The latest opinion polls show 53 percent of the country's population voting No, and only 25 percent of Kurds voting Yes.

Yes voters angry with PKK

One of those is Adil, a shopkeeper in the Sur district of central Diyarbakir.

He accuses the PKK of bad faith in the peace talks and caring more about Yazidi refugees from Iraq than Turkish Kurds.

“The Kurds are caught between two camps,” he complains. “Either we have to be for the AKP or the PKK. But people in Sur are saying that, to the state, we are less important than the Syrians, while to the PKK we are less important than the Yazidis.”

Young Kurds continued joining PKK, which was rearming and extorting funds from businesses while the peace process was supposed to be going ahead, according to Adil. “They just wanted the south-east of Turkey to be like Iraq, like Syria, like Libya or Yemen.”

Sur itself was under curfew for five months and has been heavily damaged by the military response to the PKK’s declaration of an autonomous zone, which led to armed youths digging trenches to try to keep the army out.

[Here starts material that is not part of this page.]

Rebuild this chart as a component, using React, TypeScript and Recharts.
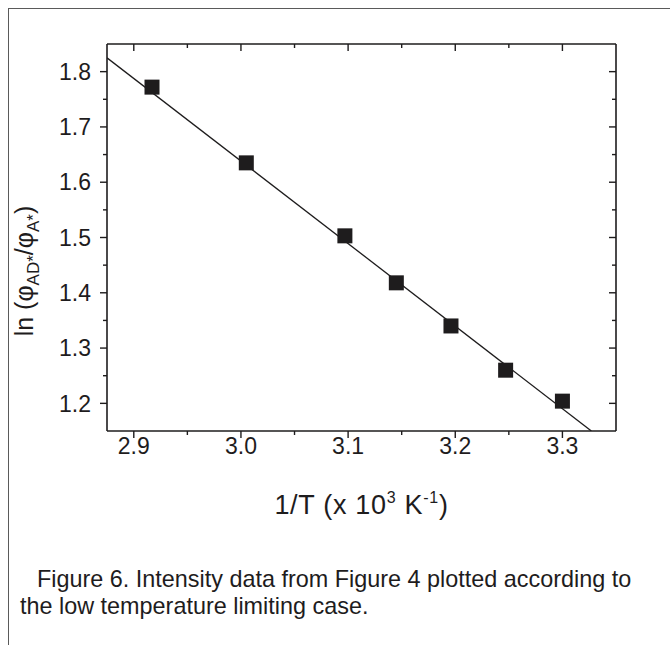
import React from "react";
import { Label, Scatter, ScatterChart, XAxis, YAxis } from "recharts";

// 1/T (x 10^3 K^-1) and ln(phiAD*/phiA*)
const invT = [2.917, 3.005, 3.097, 3.145, 3.196, 3.247, 3.3];
const lnRatio = [1.772, 1.635, 1.503, 1.418, 1.34, 1.26, 1.204];

// end points of the drawn linear fit
const fitInvT = [2.875, 3.327];
const fitLnRatio = [1.825, 1.15];

const xTicks = [2.9, 2.95, 3.0, 3.05, 3.1, 3.15, 3.2, 3.25, 3.3];
const yTicks = [1.2, 1.25, 1.3, 1.35, 1.4, 1.45, 1.5, 1.55, 1.6, 1.65, 1.7, 1.75, 1.8];

const xDomain = [2.875, 3.35];
const yDomain = [1.15, 1.85];

const points = invT.map((x, i) => ({ x, y: lnRatio[i] }));
const fit = fitInvT.map((x, i) => ({ x, y: fitLnRatio[i] }));

const INK = "#1e1c1d";
const FONT = '"Liberation Sans", Arial, Helvetica, sans-serif';

const isMajor = (v: number) => Math.abs(v * 10 - Math.round(v * 10)) < 1e-6;

type Side = "bottom" | "left" | "top" | "right";

function AxisTick(props: any) {
  const { x, y, payload, side } = props as { x: number; y: number; payload: { value: number }; side: Side };
  const v = payload.value;
  const major = isMajor(v);
  const len = major ? 7 : 4;
  const line = { stroke: INK, strokeWidth: 1.4 };

  if (side === "bottom") {
    return (
      <g>
        <line x1={x} y1={y} x2={x} y2={y + len} {...line} />
        {major && (
          <text x={x} y={y + 23} textAnchor="middle" fontSize={23} fill={INK} fontFamily={FONT}>
            {v.toFixed(1)}
          </text>
        )}
      </g>
    );
  }
  if (side === "left") {
    return (
      <g>
        <line x1={x - len} y1={y} x2={x} y2={y} {...line} />
        {major && (
          <text x={x - 16} y={y} dy="0.36em" textAnchor="end" fontSize={23} fill={INK} fontFamily={FONT}>
            {v.toFixed(1)}
          </text>
        )}
      </g>
    );
  }
  if (side === "top") {
    return <line x1={x} y1={y} x2={x} y2={y + len} {...line} />;
  }
  return <line x1={x - len} y1={y} x2={x} y2={y} {...line} />;
}

function Square(props: any) {
  const { cx, cy } = props;
  return <rect x={cx - 7.5} y={cy - 7.5} width={15} height={15} fill={INK} />;
}

const axisLine = { stroke: INK, strokeWidth: 1.6 };

export default function App() {
  return (
    <div
      style={{
        position: "absolute",
        top: 8,
        left: 8,
        width: 661,
        height: 636,
        borderTop: "1px solid #5a5a5a",
        borderLeft: "1px solid #5a5a5a",
        background: "#fff",
        fontFamily: FONT,
      }}
    >
      <div style={{ position: "absolute", top: 0, left: 0 }}>
        <ScatterChart width={640} height={520} margin={{ top: 35, right: 33, bottom: 38, left: 0 }}>
          <XAxis
            xAxisId="bottom"
            type="number"
            dataKey="x"
            domain={xDomain}
            allowDataOverflow
            ticks={xTicks}
            interval={0}
            height={60}
            tickSize={0}
            tickMargin={0}
            tickLine={false}
            axisLine={axisLine}
            tick={(p: any) => <AxisTick {...p} side="bottom" />}
          >
            <Label
              content={({ viewBox }: any) => (
                <text
                  x={viewBox.x + viewBox.width / 2}
                  y={viewBox.y + 83}
                  textAnchor="middle"
                  fontSize={27}
                  letterSpacing={0.7}
                  fill={INK}
                  fontFamily={FONT}
                >
                  1/T (x 10
                  <tspan dy={-11} fontSize={16}>3</tspan>
                  <tspan dy={11}> K</tspan>
                  <tspan dy={-11} fontSize={16}>-1</tspan>
                  <tspan dy={11}>)</tspan>
                </text>
              )}
            />
          </XAxis>
          <XAxis
            xAxisId="top"
            orientation="top"
            type="number"
            dataKey="x"
            domain={xDomain}
            allowDataOverflow
            ticks={xTicks}
            interval={0}
            height={30}
            mirror
            tickSize={0}
            tickMargin={0}
            tickLine={false}
            axisLine={axisLine}
            tick={(p: any) => <AxisTick {...p} side="top" />}
          />
          <YAxis
            yAxisId="left"
            type="number"
            dataKey="y"
            domain={yDomain}
            allowDataOverflow
            ticks={yTicks}
            interval={0}
            width={98}
            tickSize={0}
            tickMargin={0}
            tickLine={false}
            axisLine={axisLine}
            tick={(p: any) => <AxisTick {...p} side="left" />}
          >
            <Label
              content={() => (
                <text
                  transform="translate(24, 262) rotate(-90)"
                  textAnchor="middle"
                  fontSize={25}
                  fill={INK}
                  fontFamily={FONT}
                >
                  ln (φ
                  <tspan dy={6} fontSize={17}>AD*</tspan>
                  <tspan dy={-6}>/φ</tspan>
                  <tspan dy={6} fontSize={17}>A*</tspan>
                  <tspan dy={-6}>)</tspan>
                </text>
              )}
            />
          </YAxis>
          <YAxis
            yAxisId="right"
            orientation="right"
            type="number"
            dataKey="y"
            domain={yDomain}
            allowDataOverflow
            ticks={yTicks}
            interval={0}
            width={30}
            mirror
            tickSize={0}
            tickMargin={0}
            tickLine={false}
            axisLine={axisLine}
            tick={(p: any) => <AxisTick {...p} side="right" />}
          />
          <Scatter
            data={fit}
            xAxisId="top"
            yAxisId="right"
            line={{ stroke: INK, strokeWidth: 1.3 }}
            shape={() => <g />}
            isAnimationActive={false}
          />
          <Scatter
            data={points}
            xAxisId="bottom"
            yAxisId="left"
            shape={Square}
            isAnimationActive={false}
          />
        </ScatterChart>
      </div>
      <div
        style={{
          position: "absolute",
          top: 557,
          left: 11,
          fontSize: 23.4,
          lineHeight: "27px",
          color: INK,
          whiteSpace: "nowrap",
        }}
      >
        <div style={{ paddingLeft: 17 }}>Figure 6. Intensity data from Figure 4 plotted according to</div>
        <div>the low temperature limiting case.</div>
      </div>
    </div>
  );
}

The beginning of the peace process led to a rise in tourism and economic progress, Adil says. But the trenches, and the military’s response, ended all that.

Diyarbakir centre ravaged

Parts of Sur were flattened and are still sealed off and under curfew today.

“Can you imagine? For 5,000 years there has been life in this area and all this life has been demolished in the 21st century,” says writer and activist Nurcan Baysal.

She saw bodies piled up in the street where she was born, some bearing the marks of torture, some with their eyes gouged out.

Erdogan broke off peace talks after the AKP lost the absolute majority in parliament in June 2015, a position it won back in a rerun in November after several months of fighting.

The PKK’s revival of its insurgency, which led to whole towns being placed under curfew and some being wholly or partly destroyed, was a miscalculation, according to Kaya.

“In the June election all Turkish Kurds – liberal and conservative – voted for the HDP because they thought it would mean the end of the conflict,” he says. “Now, it doesn’t matter who started it – to me this war is not solely the PKK’s responsibility – but to react to the state’s provocations in places where 85-90 percent of the population supported HDP and to bring the fight there was a mistake.”

Baysal blames the state for the bloodshed.

“In a lot of countries we have this kind of thing,” she says, referring to the rebellion. “But what do you do? OK, take them to prison. OK, a bad state will kill them, those groups, but what is the bombing about? We lost thousands of civilian people, who just go to buy bread. We lost students. A lot of people were shot by snipers. And there is immunity! You can’t go to court!”

Many Kurds hope that a defeat for Erdogan will force him to revive the peace process, while some Turkish politicians argue that a Yes vote might give him freedom to turn his back on the nationalists.

Like everything else in this country, the effects of this referendum are hard to predict.